Virginia Passes First-In-Nation OSHA Emergency Standard for COVID-19

Date: July 16, 2020

Workplace rules go beyond CDC guidelines

The new rules, proposed by Gov. Ralph Northam and adopted by the state’s Safety and Health Codes Board on Wednesday, July 15 over strenuous objections from NFIB Virginia and other business groups, make Virginia the first state in the country to pass comprehensive safety rules for employers.

Virginia’s Department of Labor will now enforce a mandate that in some instances exceeds guidance issued by the U.S. Centers for Disease Control and Prevention (CDC) and OSHA. The new standard covers most private employers in Virginia, as well as all state and local employees. 

The emergency standard will take effect upon publication at the end of July and is set to expire within six months or upon expiration of the Governor’s State of Emergency or the enactment of a permanent standard.

NFIB Virginia will be holding a webinar on Wednesday, July 29 with a labor attorney to provide detailed information on how small businesses get their workplaces compliant with the new emergency standard.  Be on the lookout for information on how to register.
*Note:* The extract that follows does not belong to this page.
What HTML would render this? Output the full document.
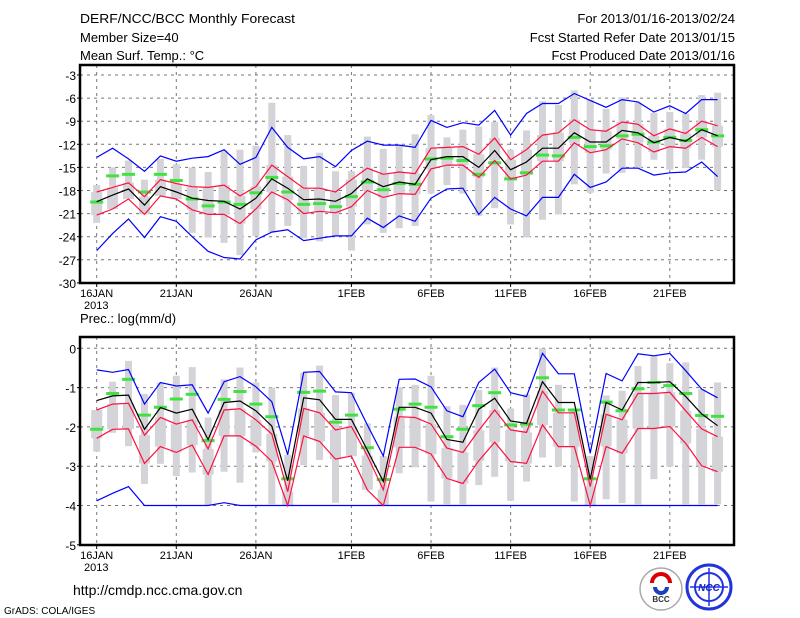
<!DOCTYPE html>
<html><head><meta charset="utf-8">
<style>
html,body{margin:0;padding:0;background:#fff;}
svg{display:block;font-family:"Liberation Sans",sans-serif;}
</style></head>
<body>
<svg id="chart" width="800" height="618" viewBox="0 0 800 618" xmlns="http://www.w3.org/2000/svg">
<g font-size="13" fill="#000">
<text x="80" y="23" textLength="215" lengthAdjust="spacingAndGlyphs">DERF/NCC/BCC Monthly Forecast</text>
<text x="80" y="42">Member Size=40</text>
<text x="80" y="60">Mean Surf. Temp.: °C</text>
<text x="735" y="23" text-anchor="end">For 2013/01/16-2013/02/24</text>
<text x="735" y="42" text-anchor="end">Fcst Started Refer Date 2013/01/15</text>
<text x="735" y="60" text-anchor="end">Fcst Produced Date 2013/01/16</text>
</g>
<text x="80" y="323" font-size="13">Prec.: log(mm/d)</text>
<g id="top"></g>
<g id="bot"></g>
<text x="73" y="595" font-size="14">http://cmdp.ncc.cma.gov.cn</text>
<text x="4" y="614" font-size="10">GrADS: COLA/IGES</text>
<g>
<circle cx="661" cy="589" r="21" fill="#fff" stroke="#aaa" stroke-width="1.5"/>
<path d="M652 583 a9 9 0 1 1 18 0" fill="none" stroke="#d00" stroke-width="4"/>
<path d="M655 587 a6 6 0 1 0 12 0" fill="none" stroke="#1a3fc0" stroke-width="4"/>
<text x="661" y="602" font-size="8" text-anchor="middle" font-weight="bold" fill="#333">BCC</text>
</g>
<g>
<circle cx="709" cy="587" r="22" fill="#fff" stroke="#2233dd" stroke-width="3"/>
<circle cx="709" cy="587" r="14" fill="none" stroke="#2233dd" stroke-width="2"/>
<path d="M690 587 h38 M709 568 v38" stroke="#2233dd" stroke-width="1.5"/>
<text x="709" y="591" font-size="10" text-anchor="middle" font-style="italic" font-weight="bold" fill="#1122cc">NCC</text>
</g>
</svg>
<script>
// ---- data (40 days, 16JAN..24FEB 2013) ----
const dayLabels = ["16JAN","21JAN","26JAN","1FEB","6FEB","11FEB","16FEB","21FEB"];
const dayLabelIdx = [0,5,10,16,21,26,31,36];
const tempTicks = [-3,-6,-9,-12,-15,-18,-21,-24,-27,-30];
const precTicks = [0,-1,-2,-3,-4,-5];

const tMean = [-19.45,-18.6,-17.8,-19.9,-17.5,-18.2,-19.0,-19.3,-19.4,-20.4,-19.0,-16.5,-17.7,-19.2,-19.1,-19.4,-18.4,-16.5,-17.5,-16.9,
 -17.2,-14.0,-13.6,-13.6,-15.0,-12.8,-15.3,-14.3,-12.5,-12.5,-10.5,-11.7,-11.7,-10.2,-10.5,-11.8,-11.1,-11.6,-10.1,-10.9];
const tRedHi = [-18.2,-17.6,-17.0,-18.8,-16.6,-17.1,-17.5,-17.6,-17.3,-18.7,-17.5,-14.7,-16.2,-17.7,-17.7,-18.2,-16.6,-15.1,-15.9,-15.6,
 -15.8,-12.5,-12.4,-12.3,-13.3,-11.2,-14.0,-12.7,-10.8,-10.5,-8.8,-10.1,-10.3,-9.1,-9.4,-10.9,-10.0,-10.6,-9.0,-9.6];
const tRedLo = [-21.2,-20.4,-19.1,-21.1,-18.7,-19.1,-20.5,-21.1,-21.1,-22.3,-20.4,-18.2,-19.2,-21.0,-20.7,-20.9,-20.1,-18.0,-18.9,-18.4,
 -18.5,-15.2,-14.7,-14.7,-16.3,-14.1,-16.5,-16.0,-14.2,-14.2,-11.8,-13.1,-12.7,-11.3,-11.8,-13.0,-12.3,-12.5,-11.1,-12.3];
const tBlueHi = [-13.7,-12.5,-13.9,-15.5,-13.5,-14.2,-13.8,-13.6,-12.7,-14.6,-13.7,-9.8,-12.4,-13.9,-13.6,-14.9,-12.8,-11.6,-12.1,-12.1,
 -12.4,-8.9,-9.8,-9.2,-9.5,-7.6,-10.8,-8.0,-6.7,-6.7,-5.4,-6.3,-7.2,-6.2,-6.5,-7.8,-7.0,-8.0,-6.2,-6.2];
const tBlueLo = [-25.8,-23.6,-21.7,-24.1,-21.4,-22.0,-24.0,-25.9,-26.7,-26.9,-24.4,-23.4,-23.1,-24.5,-24.2,-23.9,-23.9,-21.6,-22.8,-21.3,
 -22.0,-19.0,-17.8,-17.7,-21.1,-18.9,-20.4,-21.3,-18.9,-18.9,-15.9,-17.6,-16.9,-15.1,-15.1,-16.0,-15.7,-15.6,-14.3,-16.2];
const tWhiskHi = [-17.3,-15.0,-14.1,-16.6,-13.9,-14.6,-15.0,-15.6,-12.8,-12.7,-12.2,-6.6,-10.8,-14.8,-13.1,-15.5,-15.5,-11.0,-12.6,-12.1,
 -10.7,-8.2,-11.1,-10.1,-9.7,-9.1,-12.7,-10.2,-6.4,-6.9,-5.0,-6.2,-7.4,-5.9,-6.6,-7.9,-7.8,-8.0,-5.6,-5.3];
const tWhiskLo = [-22.2,-17.5,-18.2,-20.1,-18.4,-18.8,-23.5,-24.1,-24.8,-26.4,-23.9,-23.4,-22.6,-24.2,-24.6,-23.9,-25.8,-22.4,-23.5,-22.9,
 -22.6,-18.4,-17.3,-18.4,-21.3,-20.3,-22.4,-24.1,-21.8,-21.1,-17.2,-18.3,-15.8,-15.7,-15.1,-14.0,-15.3,-15.1,-14.0,-18.0];
const tObs = [-19.5,-16.1,-15.9,-18.2,-15.9,-16.7,-19.1,-20.0,-19.5,-19.8,-18.3,-16.3,-18.2,-19.8,-19.7,-20.1,-18.8,-16.9,-17.9,-17.1,
 -17.2,-13.9,-13.8,-14.1,-15.9,-14.4,-16.5,-15.7,-13.4,-13.5,-11.1,-12.3,-12.2,-10.9,-10.7,-11.7,-11.1,-11.5,-10.1,-10.9];

const pMean = [-1.33,-1.21,-1.19,-2.06,-1.51,-1.65,-1.55,-2.32,-1.38,-1.34,-1.59,-1.98,-3.37,-1.26,-1.31,-1.81,-1.81,-2.59,-3.39,-1.50,
 -1.50,-1.65,-2.32,-2.39,-1.55,-1.27,-1.85,-1.91,-0.85,-1.38,-1.38,-3.33,-1.38,-1.57,-0.87,-0.87,-0.85,-1.23,-1.67,-1.97];
const pRedHi = [-1.57,-1.42,-1.40,-2.21,-1.76,-1.93,-1.82,-2.56,-1.57,-1.54,-1.82,-2.18,-3.65,-1.53,-1.64,-2.08,-1.99,-2.73,-3.60,-1.74,
 -1.76,-1.93,-2.54,-2.65,-2.09,-1.57,-2.08,-2.14,-1.09,-1.64,-1.64,-3.52,-1.68,-1.82,-1.15,-1.15,-1.12,-1.59,-2.05,-2.25];
const pRedLo = [-2.29,-2.06,-2.05,-2.93,-2.50,-2.65,-2.46,-3.21,-2.23,-2.23,-2.49,-2.88,-4.0,-2.23,-2.37,-2.82,-2.74,-3.60,-4.0,-2.52,
 -2.52,-2.69,-3.31,-3.44,-2.86,-2.39,-2.88,-2.93,-1.95,-2.50,-2.50,-4.0,-2.50,-2.67,-2.04,-2.04,-1.99,-2.42,-2.99,-3.14];
const pBlueHi = [-0.55,-0.61,-0.54,-1.42,-0.87,-0.96,-0.93,-1.65,-0.85,-0.72,-0.98,-1.36,-2.71,-0.61,-0.59,-1.11,-1.13,-1.95,-2.74,-0.79,
 -0.78,-0.98,-1.59,-1.74,-0.87,-0.53,-1.13,-1.23,-0.13,-0.65,-0.65,-2.67,-0.64,-0.83,-0.14,-0.19,-0.13,-0.57,-1.04,-1.26];
const pBlueLo = [-3.88,-3.69,-3.52,-4,-4,-4,-4,-4,-3.93,-4,-4,-4,-4,-4,-4,-4,-4,-4,-4,-4,
 -4,-4,-4,-4,-4,-4,-4,-4,-4,-4,-4,-4,-4,-4,-4,-4,-4,-4,-4,-4];
const pWhiskHi = [-1.81,-0.85,-0.32,-1.16,-0.87,-0.70,-0.48,-1.76,-0.79,-0.49,-0.87,-1.0,-2.71,-0.62,-0.44,-1.19,-1.13,-1.91,-2.74,-0.99,
 -0.93,-0.70,-1.47,-1.44,-1.06,-0.49,-1.53,-1.17,0,-0.93,-1.53,-2.74,-1.20,-1.08,-0.45,-0.20,-0.38,-0.36,-1.04,-0.87];
const pWhiskLo = [-2.63,-2.15,-2.49,-3.45,-2.94,-3.25,-3.16,-3.99,-3.14,-3.42,-2.65,-3.97,-3.97,-2.97,-2.84,-3.93,-2.46,-3.54,-3.97,-3.18,
 -3.03,-3.90,-3.97,-3.97,-3.48,-3.27,-3.88,-3.39,-2.78,-3.01,-3.90,-3.97,-3.84,-3.94,-3.97,-3.33,-3.01,-3.97,-3.97,-3.97];
const pObs = [-2.06,-1.15,-0.79,-1.70,-1.50,-1.29,-1.17,-2.35,-1.30,-1.10,-1.42,-1.74,-3.32,-1.12,-1.09,-1.88,-1.70,-2.53,-3.34,-1.55,
 -1.42,-1.50,-2.25,-2.06,-1.46,-1.13,-1.95,-1.93,-0.75,-1.57,-1.57,-3.32,-1.37,-1.59,-1.03,-0.87,-0.95,-1.15,-1.71,-1.73];

const NS = "http://www.w3.org/2000/svg";
const X0 = 80, X1 = 734;
function xDay(i){ return 96.7 + 15.92*i; }
function mk(parent, tag, attrs){
  const e = document.createElementNS(NS, tag);
  for (const k in attrs) e.setAttribute(k, attrs[k]);
  parent.appendChild(e); return e;
}

function panel(g, cfg){
  const yS = v => cfg.yTop + (cfg.vTop - v) * cfg.ppu;
  // gridlines
  cfg.ticks.forEach(t => {
    const y = yS(t);
    if (y > cfg.top + 2 && y < cfg.bottom - 2) {
      const l = mk(g,'line',{x1:X0,x2:X1,y1:y,y2:y,stroke:'#777','stroke-width':1,'stroke-dasharray':'3,4'});
      
      
    }
    const tl = mk(g,'text',{x:X0-4,y:y+5,'font-size':12,'text-anchor':'end'});
    tl.textContent = t;
    
    
    mk(g,'line',{x1:X0-3,x2:X0,y1:y,y2:y,stroke:'#000'});
  });
  dayLabelIdx.forEach((d,k) => {
    const x = xDay(d);
    const l = mk(g,'line',{x1:x,x2:x,y1:cfg.top,y2:cfg.bottom,stroke:'#777','stroke-width':1,'stroke-dasharray':'3,4'});
    
    
    mk(g,'line',{x1:x,x2:x,y1:cfg.bottom,y2:cfg.bottom+4,stroke:'#000'});
    const tl = mk(g,'text',{x:x,y:cfg.bottom+14,'font-size':11,'text-anchor':'middle'});
    tl.textContent = dayLabels[k];
    
    
  });
  const yr = mk(g,'text',{x:84,y:cfg.bottom+26,'font-size':11});
  yr.textContent = '2013';
  
  
  // boxes
  for (let i=0;i<cfg.mean.length;i++){
    const x = xDay(i);
    const w = mk(g,'rect',{x:x-3.5,width:7,y:yS(cfg.wHi[i]),height:Math.max(0,yS(cfg.wLo[i])-yS(cfg.wHi[i])),fill:'#d3d3d8'});
    
    
    const b = mk(g,'rect',{x:x-5.5,width:11,y:yS(cfg.rHi[i]),height:Math.max(0,yS(cfg.rLo[i])-yS(cfg.rHi[i])),fill:'#d3d3d8'});
    
    
  }
  const line = (arr,color,name) => {
    const p = mk(g,'polyline',{points:arr.map((v,i)=>xDay(i).toFixed(1)+','+yS(v).toFixed(1)).join(' '),fill:'none',stroke:color,'stroke-width':1.2});
    
    
  };
  for (let i=0;i<cfg.obs.length;i++){
    const r = mk(g,'rect',{x:xDay(i)-6.5,width:13,y:yS(cfg.obs[i])-1.5,height:3,fill:'#3fe33f'});
    
    
  }
  line(cfg.bHi,'#0000ff','blue-max-line');
  line(cfg.bLo,'#0000ff','blue-min-line');
  line(cfg.rHi,'#ff1040','red-upper-line');
  line(cfg.rLo,'#ff1040','red-lower-line');
  line(cfg.mean,'#000','ensemble-mean-line');
  const f = mk(g,'rect',{x:X0,y:cfg.top,width:X1-X0,height:cfg.bottom-cfg.top,fill:'none',stroke:'#000','stroke-width':2.5});
  
  
}

panel(document.getElementById('top'),{top:65,bottom:283,yTop:75,vTop:-3,ppu:7.7,ticks:tempTicks,
  mean:tMean,rHi:tRedHi,rLo:tRedLo,bHi:tBlueHi,bLo:tBlueLo,wHi:tWhiskHi,wLo:tWhiskLo,obs:tObs});
panel(document.getElementById('bot'),{top:337,bottom:545,yTop:348.3,vTop:0,ppu:39.3,ticks:precTicks,
  mean:pMean,rHi:pRedHi,rLo:pRedLo,bHi:pBlueHi,bLo:pBlueLo,wHi:pWhiskHi,wLo:pWhiskLo,obs:pObs});
</script>
</body></html>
Here is just a brief summary:

The rules require all employers to:

  • Mandate social distancing
  • Assess their workplaces for potential exposure to the virus and the hazard levels of all job tasks
  • Mandate face coverings for employees in customer-facing positions or when social distancing isn’t possible
  • Clean and disinfect commonly used areas and equipment
  • Provide easy and frequent access to both handwashing and hand sanitizer
  • Screen employees prior to entry to work
  • Notify employees within 24 hours if a coworker tests positive for the virus
  • Bar employees known or suspected to be positive for COVID-19 from returning to work for 10 days or until they receive two consecutive negative tests

In addition to CDC and OSHA guidelines, the standard includes provisions that require employers to:

  • Provide flexible sick leave policies, telework and staggered shifts when feasible
  • Notify the Virginia Department of Health of positive COVID-19 tests
  • Notify VOSH of three or more positive COVID-19 tests within a two-week period
  • Provide COVID-19 training of all employees within 30 days (except for low-hazard places of employment)
  • Prepare infectious disease preparedness and response plans within 60 days (except for employers with 10 or less employees)
  • Post or present agency-prepared COVID-19 information to all employees

Many of the additional regulations are for jobs deemed medium, high or very high risk.

High and very high-risk jobs are defined as those in which there is a high probability an employee will come in contact with people known or suspected to be infected with the virus, such as health care workers and first responders.

Medium risk jobs are defined as those that “require more than minimal occupational contact” with other employees or the general public, such as workers in settings like restaurants, grocery and retail stores, correctional facilities, factories and plants.

The standard protects employees who raise reasonable concerns about infection control to print, online, social or other media.  It also requires building and facility owners to report positive COVID-19 tests to employer tenants.

The maximum penalty for violating the rules is set at $13,000, but “willful and repeat” violations could result in fines up to $130,000.

NFIB Virginia provided written comments opposing the emergency regulations.  You can read them HERE.  Also, State Director Nicole Riley has routinely spoken in opposition to the press, explaining that current CDC guidelines that most businesses are already following are enough. This included an op-ed in the Free Lance-Star on that topic and articles in the Washington Post, Richmond Times Dispatch and Inside NOVA.